Eventually, in the midst of this spiritual dilemma, while going over the writings of the 7th century Chinese monk Shan-dao (613-681), he seems to have had a type of awakening in which the significance of nembutsu hit him like a lightening bolt. Rather than a practice of purification and advancement on a spiritual path, nembutsu was a sign that the individual right here and right now, in the flawed and confused state of samsaric existence of this moment, was already in a state of salvation.
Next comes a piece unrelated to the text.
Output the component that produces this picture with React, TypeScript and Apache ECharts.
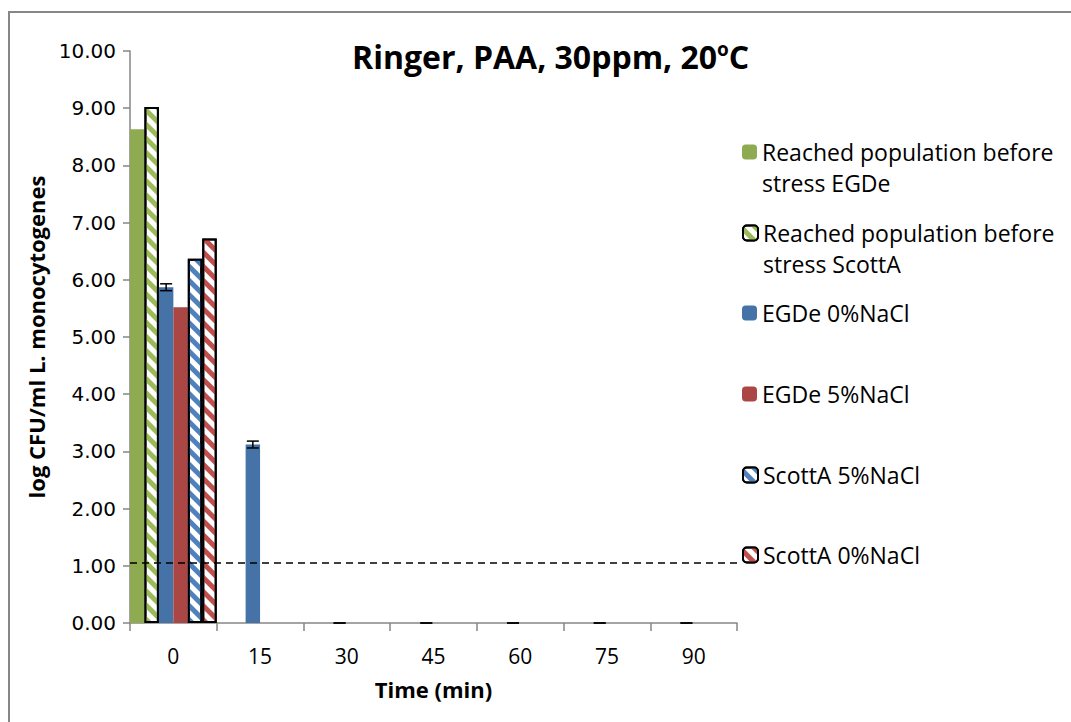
import React, { useEffect, useRef } from "react";
import * as echarts from "echarts";

const categories = ["0", "15", "30", "45", "60", "75", "90"];
const popEGDe = [8.63, null, null, null, null, null, null];
const popScottA = [9.02, null, null, null, null, null, null];
const egde0 = [5.87, 3.12, 0, 0, 0, 0, 0];
const egde0Err = [0.06, 0.06, 0, 0, 0, 0, 0];
const egde5 = [5.52, null, null, null, null, null, null];
const scott5 = [6.37, null, null, null, null, null, null];
const scott0 = [6.72, null, null, null, null, null, null];
const detectionLimit = 1.05;
const yTicks = { min: 0, max: 10, interval: 1 };

const names = [
  "Reached population before stress EGDe",
  "Reached population before stress ScottA",
  "EGDe 0%NaCl",
  "EGDe 5%NaCl",
  "ScottA 5%NaCl",
  "ScottA 0%NaCl",
];

const FONT = "'Open Sans', 'Noto Sans', sans-serif";

function hatch(color: string) {
  return {
    color: "#ffffff",
    borderColor: "#000000",
    borderWidth: 2,
    decal: {
      symbol: "rect",
      symbolSize: 1,
      color,
      dashArrayX: [1, 0],
      dashArrayY: [5, 5],
      rotation: Math.PI / 4,
    },
  };
}

export default function App() {
  const ref = useRef<HTMLDivElement>(null);
  useEffect(() => {
    if (!ref.current) return;
    const chart = echarts.init(ref.current, undefined, { renderer: "svg" });
    const nSeries = 6;
    const errSlot = 2;
    const errData = categories.map((_, i) => [i, egde0[i] - egde0Err[i], egde0[i] + egde0Err[i]]);

    const legendTops = [87.5, 168.5, 280, 361, 442, 522];
    const legends = names.map((n, i) => {
      const twoLine = i < 2;
      return {
        data: [n],
        left: 727,
        top: legendTops[i],
        itemWidth: 15,
        itemHeight: 15,
        selectedMode: false,
        formatter: (name: string) =>
          twoLine ? "\n" + name.replace(" stress", "\nstress") : name,
        textStyle: {
          fontFamily: FONT,
          fontSize: 23,
          color: "#000",
          lineHeight: twoLine ? 31 : 30,
        },
      };
    });

    chart.setOption({
      animation: false,
      backgroundColor: "#ffffff",
      title: {
        text: "{a|Ringer, PAA, 30ppm, 20}{b|o}{a|C}",
        left: 337,
        top: 21,
        textStyle: {
          rich: {
            a: { fontFamily: FONT, fontSize: 32, fontWeight: "bold", color: "#000" },
            b: {
              fontFamily: FONT,
              fontSize: 19,
              fontWeight: "bold",
              color: "#000",
              padding: [0, 0, 15, 0],
            },
          },
        },
      },
      legend: legends,
      grid: { left: 120, top: 38, width: 607, height: 572, containLabel: false },
      xAxis: {
        type: "category",
        data: categories,
        name: "Time (min)",
        nameLocation: "middle",
        nameGap: 55,
        nameTextStyle: { fontFamily: FONT, fontSize: 22, fontWeight: "bold", color: "#000" },
        axisLine: { lineStyle: { color: "#868686", width: 1.5 } },
        axisTick: { show: true, length: 8, lineStyle: { color: "#868686", width: 1.5 } },
        axisLabel: { fontFamily: FONT, fontSize: 21, color: "#000", margin: 22 },
      },
      yAxis: {
        type: "value",
        min: yTicks.min,
        max: yTicks.max,
        interval: yTicks.interval,
        name: "log CFU/ml L. monocytogenes",
        nameLocation: "middle",
        nameRotate: 90,
        nameGap: 83,
        nameTextStyle: { fontFamily: FONT, fontSize: 22, fontWeight: "bold", color: "#000" },
        splitLine: { show: false },
        axisLine: { show: true, lineStyle: { color: "#868686", width: 1.5 } },
        axisTick: { show: true, length: 7, lineStyle: { color: "#868686", width: 1.5 } },
        axisLabel: {
          fontFamily: "'DejaVu Sans', sans-serif",
          fontSize: 20,
          color: "#000",
          margin: 14,
          formatter: (v: number) => v.toFixed(2),
        },
      },
      series: [
        {
          name: names[0],
          type: "bar",
          data: popEGDe,
          barGap: "0%",
          barCategoryGap: "0%",
          itemStyle: { color: "#8eab52" },
        },
        { name: names[1], type: "bar", data: popScottA, itemStyle: hatch("#9bbb59") },
        {
          name: names[2],
          type: "bar",
          data: egde0,
          itemStyle: { color: "#4572a7" },
          markLine: {
            silent: true,
            symbol: "none",
            label: { show: false },
            lineStyle: { color: "#000", type: [7, 5], width: 1.5 },
            data: [{ yAxis: detectionLimit }],
          },
        },
        { name: names[3], type: "bar", data: egde5, itemStyle: { color: "#aa4643" } },
        { name: names[4], type: "bar", data: scott5, itemStyle: hatch("#4f81bd") },
        { name: names[5], type: "bar", data: scott0, itemStyle: hatch("#c0504d") },
        {
          type: "custom",
          name: "err",
          data: errData,
          encode: { x: 0, y: [1, 2] },
          z: 10,
          renderItem: (params: any, api: any) => {
            const idx = api.value(0);
            const lo = api.coord([idx, api.value(1)]);
            const hi = api.coord([idx, api.value(2)]);
            const band = api.size([1, 0])[0];
            const cx = lo[0] + band * ((errSlot + 0.5) / nSeries - 0.5);
            const cap = 6;
            const style = { stroke: "#000", lineWidth: 1.5 };
            return {
              type: "group",
              children: [
                { type: "line", shape: { x1: cx, y1: lo[1], x2: cx, y2: hi[1] }, style },
                { type: "line", shape: { x1: cx - cap, y1: lo[1], x2: cx + cap, y2: lo[1] }, style },
                { type: "line", shape: { x1: cx - cap, y1: hi[1], x2: cx + cap, y2: hi[1] }, style },
              ],
            };
          },
        },
      ],
    });
    return () => chart.dispose();
  }, []);

  return (
    <div
      style={{
        position: "absolute",
        left: 8,
        top: 11,
        width: 1063,
        height: 711,
        boxSizing: "border-box",
        borderTop: "2px solid #878787",
        borderLeft: "2px solid #878787",
        overflow: "hidden",
        background: "#fff",
      }}
    >
      <div ref={ref} style={{ width: 1061, height: 709 }} />
    </div>
  );
}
Hōnen’s realization of the significance of nembutsu is based on the apprehension of three factors: time, place and person. When is this? Where am I? Who am I? You could say that this is the driving force of Kamakura Buddhism, with its focusing on the reality of the here and now.
Time
To the Buddhists of Hōnen’s generation, and to many generations before him, the fact that they were living at a time when the Buddha Shakyamuni was no longer preaching in the world was the most regrettable aspect of their existence. Not only that, but they believed in a classification of the period of time after the death of Shakyamuni as a gradual decline in the ability of humans to understand or practice the teachings. By the reckoning of that system, Hōnen was living in the age of the Mappō (末法), the final age, in which people are no longer able to practice Buddhism effectively. What Hōnen witnessed on Mt. Hiei could only have reinforced his belief in this idea.
The time in which Hōnen lived was also a period of warfare among rival warrior clans. The Gempei war between the houses of Taira and Minamoto ushered in a new era with the establishment of a shōgunate in Kamakura.
Place
As stated above, Hōnen lived in late Heian/early Kamakura Japan. Of all the various lands through which the Buddhism of the Indian subcontinent had travelled, Japan was about as far away as you could get. So if Hōnen felt removed from the original Buddha in time, he was equally as removed in space. Thanks to a number of prominent Japanese monks who travelled to China, Buddhism in a number of highly developed forms had been assimilated in Hōnen’s native country.
People
According to the standard view of our unenlightened existence in this world, we are beings who have been blindly struggling in a sea of ignorance for innumerable eons of time. Infected by the three poisons of craving, anger and ignorance, we continue to act (karma = action) in ways that are harmful to self and others. This may be a bleak view of existence but it is meant to wake us up and help us face reality. Hōnen recognized this reality in his own life and longed for a way to break free.
I mentioned Shan-dao above and his importance to Hōnen. In his explanation of the so-called Three Minds 三心 (really three mental attitudes) of the Contemplation Sutra, he interprets the one called Deep Mind 深心 as being of a twofold nature: a) belief in the individual, and b) belief in the Dharma.
Belief in the individual (機の信心) is the belief that one is inextricably caught up in a web of confusion and suffering with no clear way out. Transmigrating endlessly in the six paths of existence, we continue, birth after death after birth after death in a state of ignorance. Belief in the Dharma (法の信心) is the belief that complete enlightenment has been attained in the form of the Sambhogakaya Buddha Amitayus (Amida), and that because of the vows and practices in the bodhisattva stage and the resulting enlightenment, we are already in a state of “Pure Land Birth.”
It is the juxtaposing of these two beliefs that results in the realization that we, here and now, in our present state of delusion, in this imperfect world, at this time in the history of our world, are exactly where we need to be. There is no other place to be. It is a very personal realization rooted in this very life that we are living now.